Chong Got, managing director of Audi’s distributor, Premium Motors, said Audi’s factory in Europe would produce 20 diesel engine models this year meeting the Euro-V diesel emissions standard. However, they expected only one could meet the emissions standard of a Euro-V petrol car.
“It is not impossible to impose a petrol car’s emission standards on a diesel car. The problem is whether the manufacturers would want to alter the engines for you when their efforts mean only a boost in sales of several hundred more vehicles.”
In September, Volvo said it had created a Euro-V diesel engine as clean as Euro-VI. Bluetec, a green technology for luxury performance vehicles introduced by Mercedes-Benz, meets even the most stringent Californian diesel emissions standard, but the configurations do not match the requirements in Hong Kong.

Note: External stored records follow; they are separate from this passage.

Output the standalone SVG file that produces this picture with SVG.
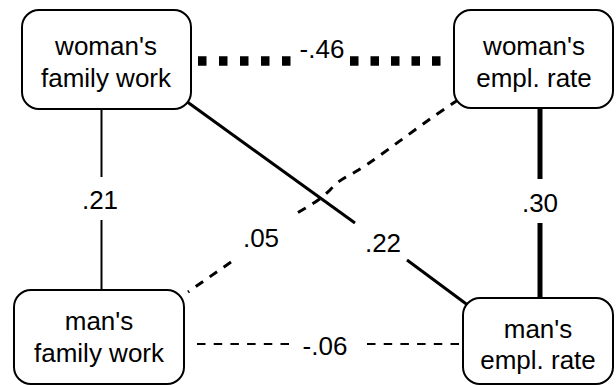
<svg xmlns="http://www.w3.org/2000/svg" width="616" height="385" viewBox="0 0 616 385">
<style>
.box{fill:#fff;stroke:#000;stroke-width:2}
text{font-family:"Liberation Sans",Arial,Helvetica,sans-serif;font-size:26px;fill:#000;text-anchor:middle}
.e{fill:none;stroke:#000}
</style>
<rect width="616" height="385" fill="#fff"/>
<g id="connectors">
<g id="e-wfw-wer">
<line class="e" x1="198" y1="61" x2="291" y2="61" stroke-width="9.5" stroke-dasharray="8.5 12.5"/>
<line class="e" x1="350" y1="61" x2="441" y2="61" stroke-width="9.5" stroke-dasharray="8.5 12"/>
<text x="322" y="58">-.46</text>
</g>
<g id="e-wfw-mfw">
<line class="e" x1="101.5" y1="109" x2="101.5" y2="177" stroke-width="2"/>
<line class="e" x1="101.5" y1="220" x2="101.5" y2="291" stroke-width="2"/>
<text x="100" y="209">.21</text>
</g>
<g id="e-wer-mer">
<line class="e" x1="540" y1="108" x2="540" y2="179" stroke-width="5"/>
<line class="e" x1="540" y1="223" x2="540" y2="299" stroke-width="5"/>
<text x="540" y="212">.30</text>
</g>
<g id="e-wfw-mer">
<line class="e" x1="186" y1="101" x2="355" y2="223" stroke-width="3"/>
<line class="e" x1="407" y1="260" x2="469" y2="306" stroke-width="3"/>
<text x="383" y="252">.22</text>
</g>
<g id="e-wer-mfw">
<path class="e" d="M458 100 C430 118 395 145 365 166 C350 176 340 178 330 190 C318 202 305 208 292 216" stroke-width="3" stroke-dasharray="9 8"/>
<path class="e" d="M231 262 L188 292" stroke-width="3" stroke-dasharray="9 8"/>
<text x="261" y="247">.05</text>
</g>
<g id="e-mfw-mer">
<line class="e" x1="197" y1="344" x2="292" y2="344" stroke-width="2" stroke-dasharray="8.5 8.2"/>
<line class="e" x1="367" y1="344" x2="462" y2="344" stroke-width="2" stroke-dasharray="8.5 8.2"/>
<text x="325" y="355">-.06</text>
</g>
</g>
<g id="n-wfw">
<rect class="box" x="22" y="10" width="169" height="99" rx="17"/>
<text x="106" y="55">woman's</text>
<text x="106" y="87">family work</text>
</g>
<g id="n-wer">
<rect class="box" x="454" y="10" width="159" height="98" rx="17"/>
<text x="534" y="55">woman's</text>
<text x="534" y="87">empl. rate</text>
</g>
<g id="n-mfw">
<rect class="box" x="14" y="290" width="170" height="94" rx="17"/>
<text x="99" y="330">man's</text>
<text x="99" y="362">family work</text>
</g>
<g id="n-mer">
<rect class="box" x="463" y="298" width="150" height="86" rx="17"/>
<text x="538" y="338">man's</text>
<text x="538" y="369">empl. rate</text>
</g>
</svg>
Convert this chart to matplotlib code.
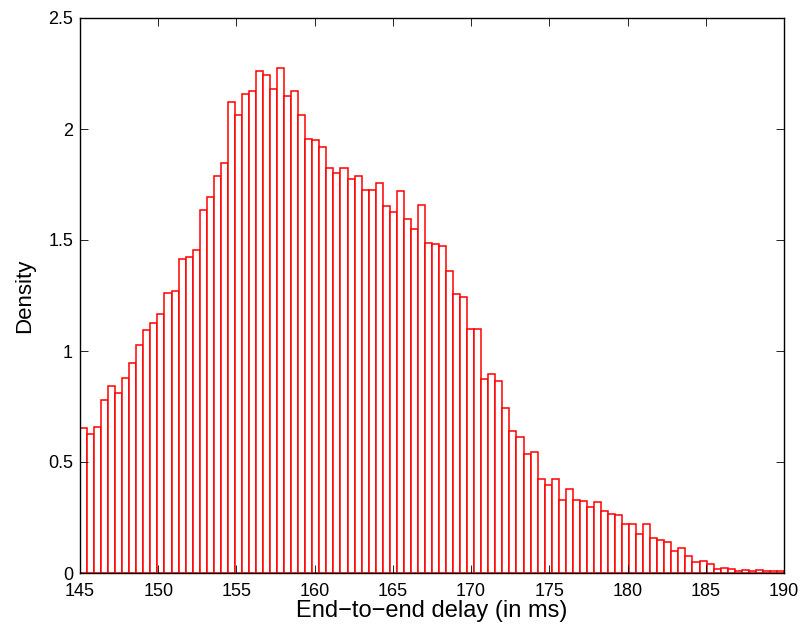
import numpy as np
import matplotlib
matplotlib.use('Agg')
import matplotlib.pyplot as plt

# histogram: 100 bins over [145, 190], density
bin_lo = 145.0
bin_hi = 190.0
density = [
  0.653, 0.625, 0.659, 0.778, 0.844, 0.811, 0.877, 0.946, 1.026, 1.093,
  1.128, 1.165, 1.263, 1.272, 1.414, 1.422, 1.456, 1.634, 1.692, 1.790,
  1.845, 2.120, 2.063, 2.156, 2.170, 2.263, 2.245, 2.179, 2.273, 2.150,
  2.170, 2.065, 1.953, 1.949, 1.920, 1.823, 1.802, 1.823, 1.773, 1.788,
  1.724, 1.727, 1.757, 1.653, 1.625, 1.719, 1.593, 1.550, 1.656, 1.488,
  1.480, 1.471, 1.359, 1.255, 1.245, 1.098, 1.098, 0.872, 0.898, 0.863,
  0.745, 0.638, 0.614, 0.538, 0.544, 0.423, 0.396, 0.425, 0.327, 0.380,
  0.330, 0.323, 0.299, 0.318, 0.278, 0.267, 0.263, 0.222, 0.222, 0.174,
  0.219, 0.157, 0.150, 0.140, 0.098, 0.114, 0.078, 0.051, 0.055, 0.042,
  0.020, 0.023, 0.018, 0.008, 0.012, 0.011, 0.015, 0.011, 0.008, 0.008,
]
xticks = [145, 150, 155, 160, 165, 170, 175, 180, 185, 190]
yticks = [0, 0.5, 1, 1.5, 2, 2.5]
yticklabels = ['0', '0.5', '1', '1.5', '2', '2.5']

plt.rcParams['font.family'] = ['Liberation Sans', 'DejaVu Sans']

edges = np.linspace(bin_lo, bin_hi, len(density) + 1)
width = edges[1] - edges[0]

fig = plt.figure(figsize=(8.01, 6.30), dpi=100)
ax = fig.add_axes([80 / 801, 57 / 630, 704 / 801, 555 / 630])

ax.bar(edges[:-1], density, width=width, align='edge', facecolor='white',
       edgecolor='red', linewidth=1.1)

ax.set_xlim(bin_lo, bin_hi)
ax.set_ylim(0, 2.5)
ax.set_xticks(xticks)
ax.set_xticklabels([str(t) for t in xticks])
ax.set_yticks(yticks)
ax.set_yticklabels(yticklabels)
ax.tick_params(direction='in', length=6, width=0.6, top=True, right=True,
               labelsize=13, pad=5)
ax.tick_params(axis='x', pad=7)
for s in ax.spines.values():
  s.set_linewidth(1.0)
  s.set_color('black')

ax.set_xlabel('End\u2212to\u2212end delay (in ms)', fontsize=17, labelpad=0)
ax.set_ylabel('Density', fontsize=16, labelpad=9)

plt.savefig('out.png', dpi=100)
plt.close('all')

Crown Motors, the dealer for Daihatsu, Lexus and Toyota, is also searching for qualified models, with a sales manager saying the company would try Europe if it failed to find anything in Japan.
Edward Lau Che-feng, director of Friends of the Earth, said it was time the public and government adopted an open mind towards diesel cars with the latest emissions-control technology. However, the government should increase the phasing out of outdated diesel vehicles at the same time. “Let us be open-minded … we might fine-tune our strategy, giving more weight to a car’s fuel efficiency and climate-friendliness without significantly compromising air quality,” he said.
Dennis Leung Yiu-cheung, a mechanical engineering professor at the University of Hong Kong, believed that the most advanced diesel cars would have minimal additional impact on air quality. “There should be little problem, as most private cars are not used as frequently as diesel buses and trucks,” he said.